Conilon
- Full name: Conilon Futebol Clube de Jaguaré
- Founded: 29 Juny, 1958
- Ground: Estádio do Conilon, Jaguaré, Espírito Santo state, Brazil
- Capacity: 4,000
| Home colors | Away colors |

= Conilon Futebol Clube de Jaguaré =

Brazilian football club

Conilon Futebol Clube de Jaguaré, commonly known as Conilon, is a Brazilian football club based in Jaguaré, Espírito Santo state. The club was formerly known as Botafogo Futebol Clube de Jaguaré.

==History==
The club was founded in 2011, as Botafogo Futebol Clube de Jaguaré, adopting similar colors, logo and kits as Rio de Janeiro-based club Botafogo de Futebol e Regatas. Botafogo de Jaguaré won the Campeonato Capixaba Second Level in 2011, after defeating Real Noroeste in the final.
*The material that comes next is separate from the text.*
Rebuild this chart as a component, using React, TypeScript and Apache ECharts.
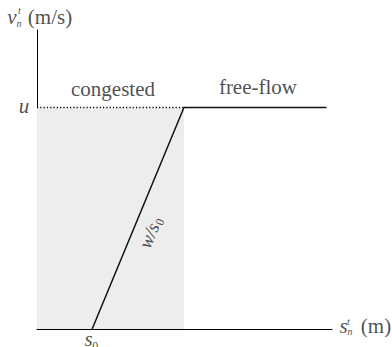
import React, { useEffect, useRef } from "react";
import * as echarts from "echarts";

// Data (arbitrary units: s in m, v in m/s)
const S0 = 2; // jam spacing s0
const SC = 5.33; // critical spacing (knee)
const S_END = 10.5; // end of free-flow branch
const U = 20; // free-flow speed u
const X_MAX = 10.7;
const Y_MAX = 27;

const speedS = [S0, SC, S_END];
const speedV = [0, U, U];
const dottedS = [0, SC];
const dottedV = [U, U];

// a point on the congested branch where the slope label sits
const SLOPE_FRAC = 0.437;
const slopePoint = [S0 + (SC - S0) * SLOPE_FRAC, U * SLOPE_FRAC];
const SLOPE_DEG = 67.7;

const FONT = "Liberation Serif";

type Ann = {
  at: number[];
  text: string;
  off: number[];
  size?: number;
  italic?: boolean;
  rotate?: number;
  rich?: any;
};

const annotations: Ann[] = [
  // y axis name  v_n^t (m/s)
  { at: [0, Y_MAX], text: "v", off: [-25, -13], italic: true, size: 21 },
  { at: [0, Y_MAX], text: "n", off: [-18, -7], italic: true, size: 10 },
  { at: [0, Y_MAX], text: "t", off: [-17.5, -20], italic: true, size: 10 },
  { at: [0, Y_MAX], text: "(m/s)", off: [13, -13], size: 21 },
  // x axis name  s_n^t (m)
  { at: [X_MAX, 0], text: "s", off: [11.5, -3], italic: true, size: 21 },
  { at: [X_MAX, 0], text: "n", off: [18, 2.5], italic: true, size: 10 },
  { at: [X_MAX, 0], text: "t", off: [16.5, -8], italic: true, size: 10 },
  { at: [X_MAX, 0], text: "(m)", off: [44, -3], size: 21 },
  // u and s0
  { at: [0, U], text: "u", off: [-13, -2], italic: true, size: 21 },
  { at: [S0, 0], text: "s", off: [-3.5, 9.5], italic: true, size: 21 },
  { at: [S0, 0], text: "0", off: [3, 17], size: 12 },
  // regime names
  { at: [0, U], text: "congested", off: [76, -19], size: 21 },
  { at: [SC, U], text: "free-flow", off: [74, -21], size: 21 },
  // slope (offset is in the rotated label frame: along, across the line)
  {
    at: slopePoint,
    text: "{a|w/s}{b|0}",
    off: [6.8, 16.6],
    rotate: SLOPE_DEG,
    rich: {
      a: { fontFamily: FONT, fontStyle: "italic", fontSize: 19, lineHeight: 22, color: "#222" },
      b: { fontFamily: FONT, fontSize: 12, lineHeight: 12, verticalAlign: "bottom", color: "#222", padding: [0, 0, 0, 1] },
    },
  },
];

export default function App() {
  const ref = useRef<HTMLDivElement>(null);
  useEffect(() => {
    if (!ref.current) return;
    const chart = echarts.init(ref.current, undefined, { renderer: "svg" });
    const axisCommon = {
      type: "value" as const,
      axisLine: { show: true, lineStyle: { color: "#000", width: 1 } },
      axisTick: { show: false },
      axisLabel: { show: false },
      splitLine: { show: false },
    };
    chart.setOption({
      animation: false,
      textStyle: { fontFamily: FONT },
      grid: { left: 37, top: 30, right: 60, bottom: 18 },
      xAxis: { ...axisCommon, min: 0, max: X_MAX },
      yAxis: { ...axisCommon, min: 0, max: Y_MAX },
      series: [
        {
          type: "line",
          data: dottedS.map((s, i) => [s, dottedV[i]]),
          showSymbol: false,
          silent: true,
          lineStyle: { color: "#000", width: 1.3, type: [1.2, 2.1] },
          markArea: {
            silent: true,
            itemStyle: { color: "#ededed" },
            data: [[{ coord: [0, 0] }, { coord: [SC, U] }]],
          },
          z: 1,
        },
        {
          type: "line",
          data: speedS.map((s, i) => [s, speedV[i]]),
          showSymbol: false,
          silent: true,
          lineStyle: { color: "#111", width: 1.5 },
          z: 3,
        },
        {
          type: "scatter",
          silent: true,
          symbolSize: 1,
          itemStyle: { color: "rgba(0,0,0,0)" },
          z: 10,
          data: annotations.map((a) => ({
            value: a.at,
            label: {
              show: true,
              position: "inside",
              formatter: a.text,
              offset: a.off,
              rotate: a.rotate || 0,
              color: "#222",
              fontFamily: FONT,
              fontSize: a.size || 20,
              fontStyle: a.italic ? "italic" : "normal",
              ...(a.rich ? { rich: a.rich } : {}),
            },
          })),
        },
      ],
    });
    return () => chart.dispose();
  }, []);
  return (
    <div
      ref={ref}
      style={{
        position: "absolute",
        left: 0,
        top: 0,
        width: 392,
        height: 347,
        background: "#fff",
      }}
    />
  );
}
The first leg, played on June 4, in Águia Branca, ended in a 1–1 draw, and in the second leg, in Jaguaré, played on June 11, they beat the opponent 5–0. The club was renamed to Conilon Futebol Clube de Jaguaré in late November.

==Achievements==

- Campeonato Capixaba Série B:
  - Winners (1): 2011

==Stadium==
Conilon Futebol Clube de Jaguaré play their home games at Centro Esportivo Conilon. also known as Estádio Municipal de Jaguaré and as Estádio do Conilon. The stadium has a maximum capacity of 5,000 people.